Data extract:
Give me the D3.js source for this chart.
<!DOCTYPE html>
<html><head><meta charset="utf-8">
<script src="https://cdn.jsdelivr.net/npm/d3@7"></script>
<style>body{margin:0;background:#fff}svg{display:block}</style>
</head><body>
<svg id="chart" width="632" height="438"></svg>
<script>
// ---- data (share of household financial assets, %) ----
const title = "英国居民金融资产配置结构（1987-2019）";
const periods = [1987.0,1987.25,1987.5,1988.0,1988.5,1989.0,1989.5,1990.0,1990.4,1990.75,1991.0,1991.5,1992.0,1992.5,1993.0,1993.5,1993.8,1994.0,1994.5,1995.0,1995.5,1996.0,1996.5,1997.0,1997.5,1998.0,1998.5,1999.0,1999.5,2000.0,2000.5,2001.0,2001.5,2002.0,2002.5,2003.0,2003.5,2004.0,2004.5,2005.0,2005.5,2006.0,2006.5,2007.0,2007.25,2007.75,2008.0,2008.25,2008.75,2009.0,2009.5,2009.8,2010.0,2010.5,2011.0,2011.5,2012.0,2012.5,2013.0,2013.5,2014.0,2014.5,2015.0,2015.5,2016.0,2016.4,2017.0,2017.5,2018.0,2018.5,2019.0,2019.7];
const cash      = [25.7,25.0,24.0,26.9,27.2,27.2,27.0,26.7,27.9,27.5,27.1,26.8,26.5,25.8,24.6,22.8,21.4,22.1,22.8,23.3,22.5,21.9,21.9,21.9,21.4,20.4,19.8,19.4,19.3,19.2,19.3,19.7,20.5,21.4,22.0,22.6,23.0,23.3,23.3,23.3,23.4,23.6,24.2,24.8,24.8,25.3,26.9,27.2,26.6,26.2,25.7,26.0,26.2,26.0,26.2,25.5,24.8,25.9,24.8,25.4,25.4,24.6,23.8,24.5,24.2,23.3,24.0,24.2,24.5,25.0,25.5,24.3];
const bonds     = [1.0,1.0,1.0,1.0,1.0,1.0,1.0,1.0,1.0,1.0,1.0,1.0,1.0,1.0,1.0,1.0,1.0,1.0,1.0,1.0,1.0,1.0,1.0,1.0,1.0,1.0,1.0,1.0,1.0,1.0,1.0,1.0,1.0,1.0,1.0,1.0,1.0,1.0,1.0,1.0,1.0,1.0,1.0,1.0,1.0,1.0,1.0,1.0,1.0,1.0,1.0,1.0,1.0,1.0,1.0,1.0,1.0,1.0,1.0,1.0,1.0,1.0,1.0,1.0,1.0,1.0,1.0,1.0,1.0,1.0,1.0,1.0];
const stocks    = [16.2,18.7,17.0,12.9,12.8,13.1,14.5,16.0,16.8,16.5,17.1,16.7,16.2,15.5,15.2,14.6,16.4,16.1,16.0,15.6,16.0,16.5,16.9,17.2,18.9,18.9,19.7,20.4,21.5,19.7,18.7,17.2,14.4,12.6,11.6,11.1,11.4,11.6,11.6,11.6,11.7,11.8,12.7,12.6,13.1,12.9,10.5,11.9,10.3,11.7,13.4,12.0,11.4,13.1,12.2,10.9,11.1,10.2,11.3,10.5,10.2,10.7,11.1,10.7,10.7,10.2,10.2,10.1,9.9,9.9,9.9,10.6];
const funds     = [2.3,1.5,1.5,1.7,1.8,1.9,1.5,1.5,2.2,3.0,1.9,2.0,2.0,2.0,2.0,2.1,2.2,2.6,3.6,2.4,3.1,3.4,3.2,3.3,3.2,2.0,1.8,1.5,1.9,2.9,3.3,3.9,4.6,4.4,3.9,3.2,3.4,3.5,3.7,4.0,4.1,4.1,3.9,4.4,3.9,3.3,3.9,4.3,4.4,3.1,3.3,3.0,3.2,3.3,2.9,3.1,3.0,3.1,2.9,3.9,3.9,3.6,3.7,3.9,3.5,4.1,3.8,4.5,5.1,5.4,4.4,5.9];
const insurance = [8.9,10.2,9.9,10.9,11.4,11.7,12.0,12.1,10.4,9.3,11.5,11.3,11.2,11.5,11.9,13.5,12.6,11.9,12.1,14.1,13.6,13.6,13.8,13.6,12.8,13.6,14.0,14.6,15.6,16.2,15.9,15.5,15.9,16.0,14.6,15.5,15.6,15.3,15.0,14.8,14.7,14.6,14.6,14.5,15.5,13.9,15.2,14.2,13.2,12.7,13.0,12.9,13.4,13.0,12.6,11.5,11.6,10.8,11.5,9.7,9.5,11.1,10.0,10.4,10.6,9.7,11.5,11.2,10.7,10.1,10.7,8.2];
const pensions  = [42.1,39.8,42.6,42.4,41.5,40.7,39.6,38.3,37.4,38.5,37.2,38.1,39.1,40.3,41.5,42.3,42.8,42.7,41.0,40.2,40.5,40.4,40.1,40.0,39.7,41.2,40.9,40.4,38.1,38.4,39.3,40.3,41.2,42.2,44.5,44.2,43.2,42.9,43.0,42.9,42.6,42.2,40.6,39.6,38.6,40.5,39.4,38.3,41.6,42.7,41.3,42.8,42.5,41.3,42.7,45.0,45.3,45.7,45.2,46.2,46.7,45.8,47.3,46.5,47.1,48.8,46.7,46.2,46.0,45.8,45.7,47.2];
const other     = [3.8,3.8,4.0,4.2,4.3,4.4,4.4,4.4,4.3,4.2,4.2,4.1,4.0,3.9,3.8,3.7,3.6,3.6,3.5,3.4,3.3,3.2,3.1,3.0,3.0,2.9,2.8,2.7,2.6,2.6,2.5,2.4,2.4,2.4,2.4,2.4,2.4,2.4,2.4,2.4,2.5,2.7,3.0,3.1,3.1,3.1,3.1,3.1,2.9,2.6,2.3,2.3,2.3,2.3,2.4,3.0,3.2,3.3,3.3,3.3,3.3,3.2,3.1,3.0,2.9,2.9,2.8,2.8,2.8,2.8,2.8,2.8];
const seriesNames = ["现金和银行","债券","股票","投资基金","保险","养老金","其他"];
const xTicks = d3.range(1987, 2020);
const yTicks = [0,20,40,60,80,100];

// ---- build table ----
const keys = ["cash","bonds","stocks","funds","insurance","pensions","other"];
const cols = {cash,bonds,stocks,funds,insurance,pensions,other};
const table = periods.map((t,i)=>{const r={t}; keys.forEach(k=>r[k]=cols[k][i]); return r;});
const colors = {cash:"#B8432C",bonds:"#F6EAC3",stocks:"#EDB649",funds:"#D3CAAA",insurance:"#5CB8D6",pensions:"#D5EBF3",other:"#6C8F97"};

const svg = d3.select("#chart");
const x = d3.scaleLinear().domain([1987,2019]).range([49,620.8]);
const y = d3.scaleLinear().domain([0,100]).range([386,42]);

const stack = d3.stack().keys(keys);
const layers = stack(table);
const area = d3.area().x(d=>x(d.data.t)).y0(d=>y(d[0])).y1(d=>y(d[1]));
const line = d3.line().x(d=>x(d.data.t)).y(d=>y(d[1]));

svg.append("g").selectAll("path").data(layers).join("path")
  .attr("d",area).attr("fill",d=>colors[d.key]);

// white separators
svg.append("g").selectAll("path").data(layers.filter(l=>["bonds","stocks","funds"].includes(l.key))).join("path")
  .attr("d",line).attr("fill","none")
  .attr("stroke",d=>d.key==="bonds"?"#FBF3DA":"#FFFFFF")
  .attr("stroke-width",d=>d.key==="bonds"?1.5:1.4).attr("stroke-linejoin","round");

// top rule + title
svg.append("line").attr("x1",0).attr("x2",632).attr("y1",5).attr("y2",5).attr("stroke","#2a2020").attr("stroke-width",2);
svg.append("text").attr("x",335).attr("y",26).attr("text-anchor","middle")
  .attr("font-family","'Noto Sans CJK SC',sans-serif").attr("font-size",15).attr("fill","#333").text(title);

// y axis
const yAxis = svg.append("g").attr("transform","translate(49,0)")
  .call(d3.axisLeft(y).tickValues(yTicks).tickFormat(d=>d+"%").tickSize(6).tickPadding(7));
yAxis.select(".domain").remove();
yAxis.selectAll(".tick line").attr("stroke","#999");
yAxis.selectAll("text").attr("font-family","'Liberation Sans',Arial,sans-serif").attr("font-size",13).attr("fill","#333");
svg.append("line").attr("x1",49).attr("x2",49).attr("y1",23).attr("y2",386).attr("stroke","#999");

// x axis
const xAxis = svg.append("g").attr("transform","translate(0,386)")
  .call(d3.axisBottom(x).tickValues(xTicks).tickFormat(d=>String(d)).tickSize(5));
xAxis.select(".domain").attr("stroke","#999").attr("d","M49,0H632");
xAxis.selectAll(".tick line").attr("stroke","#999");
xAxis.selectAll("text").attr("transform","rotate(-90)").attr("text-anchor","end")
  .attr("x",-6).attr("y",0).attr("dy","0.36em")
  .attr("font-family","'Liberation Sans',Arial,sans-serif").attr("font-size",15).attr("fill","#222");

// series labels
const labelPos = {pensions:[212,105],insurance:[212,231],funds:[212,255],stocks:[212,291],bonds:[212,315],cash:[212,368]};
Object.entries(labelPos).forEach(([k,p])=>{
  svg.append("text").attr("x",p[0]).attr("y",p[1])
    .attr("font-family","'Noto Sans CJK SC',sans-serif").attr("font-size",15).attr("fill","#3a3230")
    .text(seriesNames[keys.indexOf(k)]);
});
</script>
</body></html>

Set problem:
Extract all lines from the material above that include the word "chart".

The output:
Give me the D3.js source for this chart.
<svg id="chart" width="632" height="438"></svg>
const svg = d3.select("#chart");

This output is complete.